### WRITTEN PROBLEM:
Set the data down again, exactly as it reads, but without the pictures.

*-*-*

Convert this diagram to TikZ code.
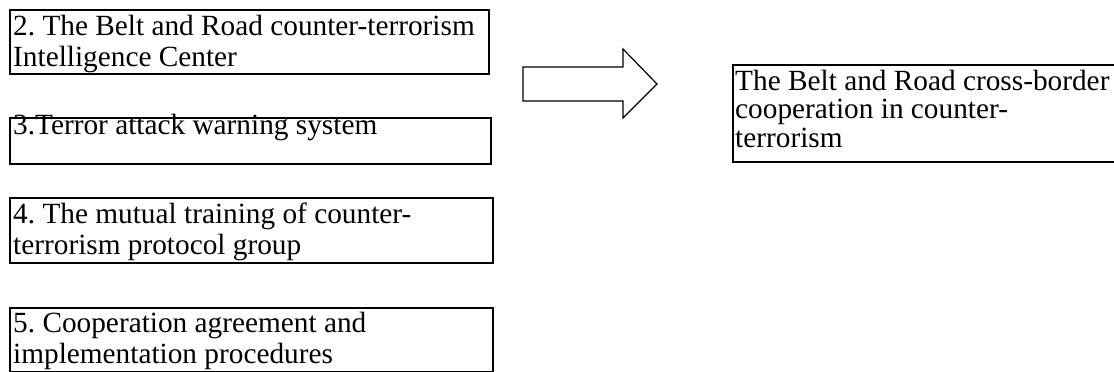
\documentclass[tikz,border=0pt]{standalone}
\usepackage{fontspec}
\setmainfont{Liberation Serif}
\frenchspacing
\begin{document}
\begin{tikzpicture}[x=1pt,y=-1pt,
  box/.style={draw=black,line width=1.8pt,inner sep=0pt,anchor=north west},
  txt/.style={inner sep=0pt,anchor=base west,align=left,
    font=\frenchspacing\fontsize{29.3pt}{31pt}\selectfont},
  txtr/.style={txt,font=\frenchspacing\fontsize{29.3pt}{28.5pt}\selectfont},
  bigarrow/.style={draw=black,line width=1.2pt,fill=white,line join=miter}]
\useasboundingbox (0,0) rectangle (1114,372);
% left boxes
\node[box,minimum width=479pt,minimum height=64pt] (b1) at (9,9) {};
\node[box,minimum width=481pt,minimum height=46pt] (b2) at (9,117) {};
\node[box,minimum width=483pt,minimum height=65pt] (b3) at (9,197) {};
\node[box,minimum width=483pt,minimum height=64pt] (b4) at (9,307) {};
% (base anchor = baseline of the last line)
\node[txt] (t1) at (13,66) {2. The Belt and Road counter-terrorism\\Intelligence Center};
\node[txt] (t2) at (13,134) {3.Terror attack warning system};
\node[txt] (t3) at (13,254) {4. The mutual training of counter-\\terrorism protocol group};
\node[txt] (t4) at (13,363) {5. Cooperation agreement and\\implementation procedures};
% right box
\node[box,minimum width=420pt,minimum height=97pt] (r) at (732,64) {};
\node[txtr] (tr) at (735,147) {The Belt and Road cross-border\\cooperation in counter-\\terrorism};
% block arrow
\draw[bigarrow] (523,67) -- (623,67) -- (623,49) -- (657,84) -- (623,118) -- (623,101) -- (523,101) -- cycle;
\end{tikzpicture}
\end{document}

*-*-*

### FINAL ANSWER:
Convert this diagram to TikZ code.
\documentclass[tikz,border=0pt]{standalone}
\usepackage{fontspec}
\setmainfont{Liberation Serif}
\frenchspacing
\begin{document}
\begin{tikzpicture}[x=1pt,y=-1pt,
  box/.style={draw=black,line width=1.8pt,inner sep=0pt,anchor=north west},
  txt/.style={inner sep=0pt,anchor=base west,align=left,
    font=\frenchspacing\fontsize{29.3pt}{31pt}\selectfont},
  txtr/.style={txt,font=\frenchspacing\fontsize{29.3pt}{28.5pt}\selectfont},
  bigarrow/.style={draw=black,line width=1.2pt,fill=white,line join=miter}]
\useasboundingbox (0,0) rectangle (1114,372);
% left boxes
\node[box,minimum width=479pt,minimum height=64pt] (b1) at (9,9) {};
\node[box,minimum width=481pt,minimum height=46pt] (b2) at (9,117) {};
\node[box,minimum width=483pt,minimum height=65pt] (b3) at (9,197) {};
\node[box,minimum width=483pt,minimum height=64pt] (b4) at (9,307) {};
% (base anchor = baseline of the last line)
\node[txt] (t1) at (13,66) {2. The Belt and Road counter-terrorism\\Intelligence Center};
\node[txt] (t2) at (13,134) {3.Terror attack warning system};
\node[txt] (t3) at (13,254) {4. The mutual training of counter-\\terrorism protocol group};
\node[txt] (t4) at (13,363) {5. Cooperation agreement and\\implementation procedures};
% right box
\node[box,minimum width=420pt,minimum height=97pt] (r) at (732,64) {};
\node[txtr] (tr) at (735,147) {The Belt and Road cross-border\\cooperation in counter-\\terrorism};
% block arrow
\draw[bigarrow] (523,67) -- (623,67) -- (623,49) -- (657,84) -- (623,118) -- (623,101) -- (523,101) -- cycle;
\end{tikzpicture}
\end{document}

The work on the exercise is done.